I finally got around to reading Yellowface and, besides the obvious racial themes, it also touched on the fleeting nature of fame. The protagonist craves adoration more than being a skillful writer and becomes so desperate for this power that she plagiarizes a friend's novel to get it. By the end of the novel, the author seems to suggest there's a cutthroat nature to success that everyone adheres to. The more cutthroat you are, the more successful.

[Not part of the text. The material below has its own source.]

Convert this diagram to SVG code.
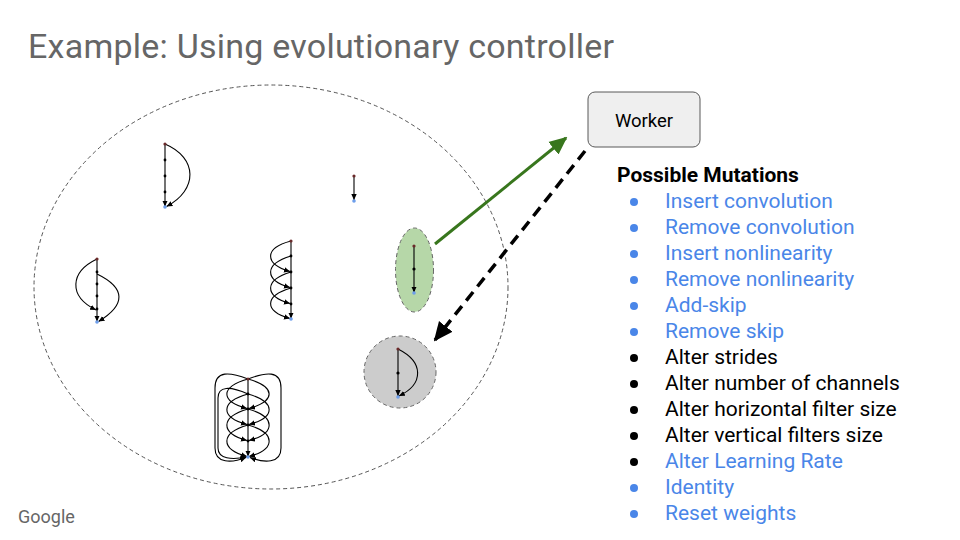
<svg xmlns="http://www.w3.org/2000/svg" width="960" height="540" viewBox="0 0 960 540">
<style>
.t{font-family:Roboto,"Liberation Sans",sans-serif}
.e{fill:none;stroke:#000;stroke-width:1.1;marker-end:url(#a)}
.n{fill:#000}
.s{fill:#6b2a2a}
.k{fill:#6d9eeb}
.blue{fill:#4a86e8}
.blk{fill:#000}
.it{font-family:Roboto,"Liberation Sans",sans-serif;font-size:21px}
</style>
<defs>
<marker id="a" viewBox="0 0 10 10" refX="10" refY="5" markerWidth="6" markerHeight="6" markerUnits="userSpaceOnUse" orient="auto"><path d="M0,0.5L10,5L0,9.5z" fill="#000"/></marker>
<marker id="g" viewBox="0 0 10 10" refX="9" refY="5" markerWidth="6" markerHeight="6" orient="auto"><path d="M0,0.5L10,5L0,9.5z" fill="#38761d"/></marker>
<marker id="b" viewBox="0 0 10 10" refX="9" refY="5" markerWidth="5.5" markerHeight="5.5" orient="auto"><path d="M0,0.5L10,5L0,9.5z" fill="#000"/></marker>
</defs>
<rect width="960" height="540" fill="#fff"/>
<text class="t" x="28" y="58" font-size="34" fill="#666" textLength="586">Example: Using evolutionary controller</text>

<g id="population">
<ellipse cx="271" cy="287" rx="237" ry="202" fill="none" stroke="#555" stroke-width="1" stroke-dasharray="4 3"/>
</g>

<g id="graph1">
<path class="e" d="M165,144V159.5M165,160V175.5M165,176V191.5M165,192V206.5"/>
<path class="e" d="M165,144C198,158 198,190 166.5,206.5"/>
<circle class="s" cx="165" cy="144" r="1.6"/><circle class="n" cx="165" cy="160" r="1.4"/><circle class="n" cx="165" cy="176" r="1.4"/><circle class="n" cx="165" cy="192" r="1.4"/><circle class="k" cx="165" cy="207" r="1.8"/>
</g>

<g id="graph2">
<path class="e" d="M97,259V271.5M97,272V283.5M97,284V295.5M97,296V308.5M97,309V321.5"/>
<path class="e" d="M97,259C70,272 68,296 96,310"/>
<path class="e" d="M97,274C126,288 126,305 98.5,321.5"/>
<circle class="s" cx="97" cy="259" r="1.6"/><circle class="n" cx="97" cy="272" r="1.4"/><circle class="n" cx="97" cy="284" r="1.4"/><circle class="n" cx="97" cy="296" r="1.4"/><circle class="n" cx="97" cy="309" r="1.4"/><circle class="k" cx="97" cy="322" r="1.8"/>
</g>

<g id="graph3">
<path class="e" d="M291,241V255.5M291,256V271.5M291,272V287.5M291,288V303.5M291,304V318.5"/>
<path class="e" d="M291,241C264,248 264,264 290,271.5"/>
<path class="e" d="M291,256C264,264 264,280 290,287.5"/>
<path class="e" d="M291,272C264,280 264,296 290,303.5"/>
<path class="e" d="M291,288C264,296 264,311 290,318.5"/>
<circle class="s" cx="291" cy="241" r="1.6"/><circle class="n" cx="291" cy="256" r="1.4"/><circle class="n" cx="291" cy="272" r="1.4"/><circle class="n" cx="291" cy="288" r="1.4"/><circle class="n" cx="291" cy="304" r="1.4"/><circle class="k" cx="291" cy="319" r="1.8"/>
</g>

<g id="graph4">
<path class="e" d="M248,379V393.5M248,394V408.5M248,409V424.5M248,425V440.5M248,441V456.5"/>
<path class="e" d="M248,379C230,372 215,370 215,388V448C215,464 232,463 246,457.5"/>
<path class="e" d="M248,379C266,372 281,370 281,388V448C281,464 264,463 250,457.5"/>
<path class="e" d="M248,394C230,386 218,386 218,398V448C218,459 232,460 246.5,457"/>
<path class="e" d="M248,379C220,387 220,401 247,408.5"/>
<path class="e" d="M248,394C220,402 220,417 247,424.5"/>
<path class="e" d="M248,409C220,417 220,433 247,440.5"/>
<path class="e" d="M248,425C220,433 220,449 247,456.5"/>
<path class="e" d="M248,379C276,387 276,401 249,408.5"/>
<path class="e" d="M248,394C276,402 276,417 249,424.5"/>
<path class="e" d="M248,409C276,417 276,433 249,440.5"/>
<path class="e" d="M248,425C276,433 276,449 249,456.5"/>
<circle class="s" cx="248" cy="379" r="1.6"/><circle class="n" cx="248" cy="394" r="1.4"/><circle class="n" cx="248" cy="409" r="1.4"/><circle class="n" cx="248" cy="425" r="1.4"/><circle class="n" cx="248" cy="441" r="1.4"/><circle class="k" cx="248" cy="457" r="1.8"/>
</g>

<g id="graph5">
<path class="e" d="M354,176V200"/>
<circle class="s" cx="354" cy="176" r="1.6"/><circle class="k" cx="354" cy="201" r="1.8"/>
</g>

<g id="selected">
<ellipse cx="414.5" cy="270" rx="19" ry="42" fill="#b6d7a8" stroke="#666" stroke-width="1" stroke-dasharray="4 3"/>
<path class="e" d="M414,246V268.5M414,269V292.5"/>
<circle class="s" cx="414" cy="246" r="1.6"/><circle class="n" cx="414" cy="269" r="1.6"/><circle class="k" cx="414" cy="293" r="1.8"/>
</g>

<g id="child">
<circle cx="400" cy="372" r="36" fill="#cccccc" stroke="#666" stroke-width="1" stroke-dasharray="4 3"/>
<path class="e" d="M398,349V372.5M398,373V396"/>
<path class="e" d="M398,349C424,362 424,384 399,396"/>
<circle class="s" cx="398" cy="349" r="1.6"/><circle class="n" cx="398" cy="373" r="1.6"/><circle class="k" cx="398" cy="397" r="1.8"/>
</g>

<g id="worker">
<rect x="588" y="92" width="112" height="55" rx="7" fill="#efefef" stroke="#595959" stroke-width="1"/>
<text class="t" x="644" y="127" font-size="18.5" text-anchor="middle" fill="#000">Worker</text>
</g>

<g id="connectors">
<path d="M435,244L566,138" stroke="#38761d" stroke-width="3" fill="none" marker-end="url(#g)"/>
<path d="M585,151L435,340" stroke="#000" stroke-width="3.5" stroke-dasharray="11 7" fill="none" marker-end="url(#b)"/>
</g>

<g id="mutations">
<text class="t" x="617" y="182" font-size="21" font-weight="bold" fill="#000">Possible Mutations</text>
<g class="blue">
<circle cx="634" cy="202" r="4"/><circle cx="634" cy="228" r="4"/><circle cx="634" cy="254" r="4"/><circle cx="634" cy="280" r="4"/><circle cx="634" cy="306" r="4"/><circle cx="634" cy="332" r="4"/><circle cx="634" cy="488" r="4"/><circle cx="634" cy="514" r="4"/>
</g>
<g class="blk">
<circle cx="634" cy="358" r="4"/><circle cx="634" cy="384" r="4"/><circle cx="634" cy="410" r="4"/><circle cx="634" cy="436" r="4"/><circle cx="634" cy="462" r="4"/>
</g>
<text class="it blue" x="665" y="208">Insert convolution</text>
<text class="it blue" x="665" y="234">Remove convolution</text>
<text class="it blue" x="665" y="260">Insert nonlinearity</text>
<text class="it blue" x="665" y="286">Remove nonlinearity</text>
<text class="it blue" x="665" y="312">Add-skip</text>
<text class="it blue" x="665" y="338">Remove skip</text>
<text class="it blk" x="665" y="364">Alter strides</text>
<text class="it blk" x="665" y="390">Alter number of channels</text>
<text class="it blk" x="665" y="416">Alter horizontal filter size</text>
<text class="it blk" x="665" y="442">Alter vertical filters size</text>
<text class="it blue" x="665" y="468">Alter Learning Rate</text>
<text class="it blue" x="665" y="494">Identity</text>
<text class="it blue" x="665" y="520">Reset weights</text>
</g>

<text class="t" x="18" y="523" font-size="18" fill="#666">Google</text>
</svg>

There's a similar theme in Martyrs, which I'm currently in the middle of. In it, the protagonist is obsessed with finding a purpose in his life. Being "normal" is a fate akin to death. He surmises that if he can't become a famous poet, creating "important" work, he might as well be dead. In both books, the overall sentiment is that normality is a curse that only the brightest, smartest, and most successful can overcome.1

Is that why when we look at successful people and compare them to ourselves we feel a sense of failure? I guess if you grow up in life thinking there are only two classes of people, the gifted and the "normal," you might also have this nihilistic outlook. "Without purpose, without fame, what is the point?"

But honestly, I'm sometimes more impressed by normality, especially successful people who've touched the sun and still choose normality in the end. I think back to all the famous people who leave fame and how cruel we are to them, how we cackle cynically about their "fall." How dare they tumble back down to normality with the rest of us!

But not everyone has the kind of personality one needs to sustain being abnormal. Not everyone wants that power or level of scrutiny, or can even handle it. These people, who might be a bit more down-to-earth and less outgoing, are allowed to exist without the stench of judgement.

Plus, abnormality can sometimes make you insufferable. I often think of Jennifer Lopez making an entire documentary about her love life with Ben Affleck (and a tour that later got canceled) and realize that maybe it's more commendable to be the person who walks away from success than to be that.

I know Gen Z likes to use "normies" as an insult, but it has its perks. Your peace, your humility, your sensibleness. To be normal and content means you're fulfilled in the purist form. It means you're an emotionally healthy person who doesn't need to make Regis and Kathie Lee like you because you like yourself, thank you very much. When the Olsen Twins chose normality over fame, maybe what they actually chose was to be free.

  1. Well, in Yellowface, it's more about how success is just a void filler for crippling loneliness.